Stable connection

A stable connection server is about follow-through: inputs land when you make them. Hits register, blocks place, inventory actions stick, and movement stays smooth instead of rubberbanding. It is not just low ping; it is consistent networking and steady server timing, especially when the player count climbs.

The difference shows up in precision play. PvP feels readable instead of ghost-hit chaos. Elytra and trident travel stop snapping back. Redstone clocks, farms, and sorters keep their rhythm for hours because the server is not lurching through lag spikes. Even basics like boating, mining, and nether travel become predictable, which is what makes a world worth settling in.

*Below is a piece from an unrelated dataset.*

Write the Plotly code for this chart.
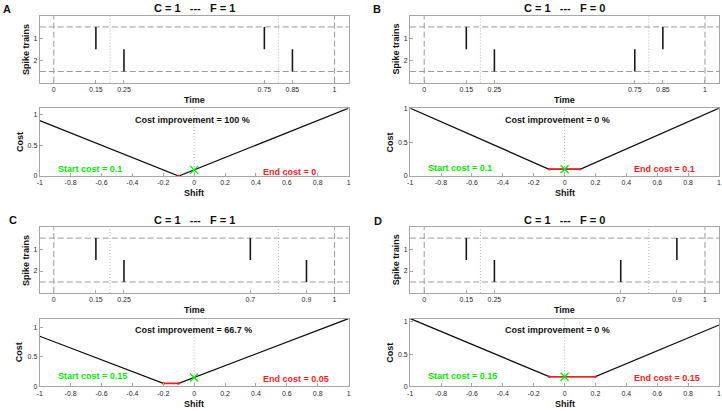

Servers that deliver this tend to be strict about performance: sensible view distance, controlled entity and hopper load, and careful plugin choices backed by hardware and routing that hold up. The vibe is simple: you can build ambitious things and expect them to behave the same tomorrow.

Is stable connection the same as low ping?

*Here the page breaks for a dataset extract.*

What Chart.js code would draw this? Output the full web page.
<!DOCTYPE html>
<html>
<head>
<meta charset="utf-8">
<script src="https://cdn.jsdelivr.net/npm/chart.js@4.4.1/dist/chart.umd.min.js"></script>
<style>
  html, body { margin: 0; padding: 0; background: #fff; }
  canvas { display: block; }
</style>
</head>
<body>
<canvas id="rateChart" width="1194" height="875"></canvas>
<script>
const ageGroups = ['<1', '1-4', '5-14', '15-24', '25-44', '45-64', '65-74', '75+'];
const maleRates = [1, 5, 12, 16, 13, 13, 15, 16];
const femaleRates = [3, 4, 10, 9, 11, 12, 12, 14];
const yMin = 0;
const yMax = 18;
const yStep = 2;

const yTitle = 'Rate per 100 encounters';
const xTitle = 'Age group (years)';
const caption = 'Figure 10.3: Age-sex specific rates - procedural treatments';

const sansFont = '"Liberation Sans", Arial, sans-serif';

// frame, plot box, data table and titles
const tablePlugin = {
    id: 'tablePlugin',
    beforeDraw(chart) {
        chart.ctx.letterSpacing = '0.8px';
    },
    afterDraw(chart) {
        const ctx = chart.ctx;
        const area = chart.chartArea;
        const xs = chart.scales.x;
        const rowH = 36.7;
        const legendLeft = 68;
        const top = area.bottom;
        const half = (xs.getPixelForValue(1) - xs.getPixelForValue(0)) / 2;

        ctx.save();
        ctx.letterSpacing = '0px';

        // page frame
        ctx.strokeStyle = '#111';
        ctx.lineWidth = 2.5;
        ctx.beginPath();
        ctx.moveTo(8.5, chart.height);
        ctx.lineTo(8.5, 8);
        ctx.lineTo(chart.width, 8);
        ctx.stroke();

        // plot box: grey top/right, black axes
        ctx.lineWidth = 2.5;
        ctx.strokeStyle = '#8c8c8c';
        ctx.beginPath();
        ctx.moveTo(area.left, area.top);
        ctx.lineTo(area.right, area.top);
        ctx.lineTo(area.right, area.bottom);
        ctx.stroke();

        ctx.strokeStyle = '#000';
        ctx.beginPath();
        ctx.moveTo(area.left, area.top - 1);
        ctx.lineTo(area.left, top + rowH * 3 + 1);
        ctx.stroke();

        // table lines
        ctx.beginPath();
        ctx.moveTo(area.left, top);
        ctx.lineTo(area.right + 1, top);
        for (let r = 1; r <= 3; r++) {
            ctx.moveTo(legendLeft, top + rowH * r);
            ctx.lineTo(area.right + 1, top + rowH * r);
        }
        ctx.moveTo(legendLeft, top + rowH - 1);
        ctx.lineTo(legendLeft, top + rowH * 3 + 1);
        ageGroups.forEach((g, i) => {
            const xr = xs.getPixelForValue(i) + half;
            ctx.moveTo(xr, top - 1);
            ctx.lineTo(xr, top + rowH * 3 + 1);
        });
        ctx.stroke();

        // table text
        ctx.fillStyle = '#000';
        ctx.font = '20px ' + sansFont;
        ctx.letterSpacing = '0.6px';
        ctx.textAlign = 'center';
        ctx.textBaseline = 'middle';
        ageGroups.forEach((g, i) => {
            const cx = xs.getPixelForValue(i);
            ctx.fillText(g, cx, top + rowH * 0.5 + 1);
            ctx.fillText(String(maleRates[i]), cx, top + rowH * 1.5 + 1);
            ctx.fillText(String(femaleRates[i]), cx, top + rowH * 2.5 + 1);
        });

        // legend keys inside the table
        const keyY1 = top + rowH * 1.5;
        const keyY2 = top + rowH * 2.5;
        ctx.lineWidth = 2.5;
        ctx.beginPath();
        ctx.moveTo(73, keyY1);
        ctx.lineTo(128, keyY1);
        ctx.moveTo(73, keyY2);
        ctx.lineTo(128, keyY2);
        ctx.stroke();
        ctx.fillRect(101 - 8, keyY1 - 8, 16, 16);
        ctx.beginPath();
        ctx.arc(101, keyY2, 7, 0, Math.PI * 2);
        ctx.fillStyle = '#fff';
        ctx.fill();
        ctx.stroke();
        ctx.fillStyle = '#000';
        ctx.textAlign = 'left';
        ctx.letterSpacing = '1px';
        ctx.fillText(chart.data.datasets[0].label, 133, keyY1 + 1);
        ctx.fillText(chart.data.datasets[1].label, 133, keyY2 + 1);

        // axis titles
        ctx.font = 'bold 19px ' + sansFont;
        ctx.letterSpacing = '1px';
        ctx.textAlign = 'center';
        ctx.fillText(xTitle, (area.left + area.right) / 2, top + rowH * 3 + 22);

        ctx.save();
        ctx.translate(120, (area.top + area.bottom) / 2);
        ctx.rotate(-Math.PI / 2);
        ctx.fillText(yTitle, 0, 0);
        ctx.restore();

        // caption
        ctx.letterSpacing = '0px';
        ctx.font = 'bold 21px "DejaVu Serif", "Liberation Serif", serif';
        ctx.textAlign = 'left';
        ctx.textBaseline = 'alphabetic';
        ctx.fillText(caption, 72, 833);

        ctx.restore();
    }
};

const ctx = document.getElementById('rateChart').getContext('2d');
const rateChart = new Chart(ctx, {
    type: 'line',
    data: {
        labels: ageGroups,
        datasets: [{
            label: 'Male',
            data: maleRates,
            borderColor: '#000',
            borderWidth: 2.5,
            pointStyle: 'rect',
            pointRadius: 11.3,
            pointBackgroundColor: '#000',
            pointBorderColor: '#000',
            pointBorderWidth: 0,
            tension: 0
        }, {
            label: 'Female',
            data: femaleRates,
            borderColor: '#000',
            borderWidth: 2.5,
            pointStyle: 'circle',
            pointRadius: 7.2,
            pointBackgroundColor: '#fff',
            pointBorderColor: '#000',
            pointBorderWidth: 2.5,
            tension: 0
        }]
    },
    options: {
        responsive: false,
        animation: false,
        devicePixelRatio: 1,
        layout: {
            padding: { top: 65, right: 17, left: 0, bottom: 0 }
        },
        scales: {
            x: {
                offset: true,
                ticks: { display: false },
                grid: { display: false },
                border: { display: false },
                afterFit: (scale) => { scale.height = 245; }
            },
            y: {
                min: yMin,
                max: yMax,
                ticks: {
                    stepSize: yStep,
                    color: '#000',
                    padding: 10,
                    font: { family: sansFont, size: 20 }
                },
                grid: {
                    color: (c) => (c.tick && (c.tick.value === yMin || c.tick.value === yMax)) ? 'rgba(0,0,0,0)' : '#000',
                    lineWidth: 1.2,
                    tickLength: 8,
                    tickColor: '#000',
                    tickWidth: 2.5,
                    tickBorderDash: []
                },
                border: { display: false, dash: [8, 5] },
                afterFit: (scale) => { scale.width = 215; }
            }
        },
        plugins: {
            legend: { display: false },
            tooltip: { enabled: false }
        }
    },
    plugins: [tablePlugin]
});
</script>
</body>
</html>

No. Low ping is your latency to the host. Stable connection is consistency: low jitter, minimal packet loss, and steady TPS. You can have great ping and still rubberband if the server is overloaded, or higher ping that plays fine if it stays steady.

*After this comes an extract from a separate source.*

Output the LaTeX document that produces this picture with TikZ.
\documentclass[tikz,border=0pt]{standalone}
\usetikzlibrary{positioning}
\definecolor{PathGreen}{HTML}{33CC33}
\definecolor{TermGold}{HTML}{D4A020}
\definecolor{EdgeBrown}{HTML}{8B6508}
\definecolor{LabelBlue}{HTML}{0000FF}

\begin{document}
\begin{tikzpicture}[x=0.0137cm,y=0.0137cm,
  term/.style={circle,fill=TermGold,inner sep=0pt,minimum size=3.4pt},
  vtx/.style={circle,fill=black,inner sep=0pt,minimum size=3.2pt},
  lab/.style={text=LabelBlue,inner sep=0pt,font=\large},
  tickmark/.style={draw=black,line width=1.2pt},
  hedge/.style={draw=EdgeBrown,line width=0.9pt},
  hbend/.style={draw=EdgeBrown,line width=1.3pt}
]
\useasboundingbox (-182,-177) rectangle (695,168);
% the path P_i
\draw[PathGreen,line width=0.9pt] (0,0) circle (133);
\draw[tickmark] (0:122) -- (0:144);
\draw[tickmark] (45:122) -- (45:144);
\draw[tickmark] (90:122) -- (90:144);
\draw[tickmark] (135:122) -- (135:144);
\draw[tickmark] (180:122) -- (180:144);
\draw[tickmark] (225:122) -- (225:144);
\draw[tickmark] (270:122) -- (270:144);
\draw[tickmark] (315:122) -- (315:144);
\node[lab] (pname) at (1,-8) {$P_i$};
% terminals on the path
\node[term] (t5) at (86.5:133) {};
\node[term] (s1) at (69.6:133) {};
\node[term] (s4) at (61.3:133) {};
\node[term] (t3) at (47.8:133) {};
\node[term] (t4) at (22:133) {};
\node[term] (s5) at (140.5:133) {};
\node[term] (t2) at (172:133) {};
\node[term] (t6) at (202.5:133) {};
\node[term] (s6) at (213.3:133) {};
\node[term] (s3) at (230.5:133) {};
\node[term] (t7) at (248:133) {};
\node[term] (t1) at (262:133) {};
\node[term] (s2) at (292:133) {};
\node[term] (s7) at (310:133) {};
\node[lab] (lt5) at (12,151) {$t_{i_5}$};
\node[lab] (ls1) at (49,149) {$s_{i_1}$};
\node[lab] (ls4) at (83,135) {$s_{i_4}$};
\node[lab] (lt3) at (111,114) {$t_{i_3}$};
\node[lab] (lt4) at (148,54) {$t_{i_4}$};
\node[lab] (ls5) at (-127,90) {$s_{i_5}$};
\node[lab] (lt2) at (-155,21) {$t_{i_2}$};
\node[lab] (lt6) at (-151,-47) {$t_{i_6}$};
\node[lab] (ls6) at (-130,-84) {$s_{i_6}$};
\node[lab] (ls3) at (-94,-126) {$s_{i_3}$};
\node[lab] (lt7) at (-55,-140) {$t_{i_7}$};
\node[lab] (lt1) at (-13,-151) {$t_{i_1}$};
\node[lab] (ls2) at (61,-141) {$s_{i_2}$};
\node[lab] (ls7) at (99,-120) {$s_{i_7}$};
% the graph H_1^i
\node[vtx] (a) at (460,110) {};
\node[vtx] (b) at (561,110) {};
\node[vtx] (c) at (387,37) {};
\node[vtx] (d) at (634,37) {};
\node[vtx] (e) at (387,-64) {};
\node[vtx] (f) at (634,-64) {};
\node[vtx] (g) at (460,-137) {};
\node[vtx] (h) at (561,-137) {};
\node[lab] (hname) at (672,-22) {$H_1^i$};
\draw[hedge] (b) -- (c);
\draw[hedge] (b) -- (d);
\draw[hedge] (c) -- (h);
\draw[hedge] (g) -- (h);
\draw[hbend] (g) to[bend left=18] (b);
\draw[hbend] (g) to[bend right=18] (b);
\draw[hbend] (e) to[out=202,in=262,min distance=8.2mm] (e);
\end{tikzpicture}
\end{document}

How can I tell if lag is on my side or the server?

If only you are stuttering while chat and other players look normal, it is usually your connection. If everyone feels it at once, mobs and redstone tick in bursts, blocks place late, and damage comes in delayed, it is usually server TPS or host networking. Compare by joining another server in the same region or switching networks.

What types of gameplay benefit most from a stable connection server?

Anything timing-sensitive: PvP, elytra movement, tridents, and redstone automation. Big farms, villager halls, and long-distance nether travel also feel better because desync and chunk hiccups stop ruining the flow.

Do stable connection servers still restrict farms and redstone?

Often. Stability usually means rules against lag machines and caps on entities, chunk loaders, or hopper spam. The upside is peak-hour play stays responsive and your builds fail less often under load.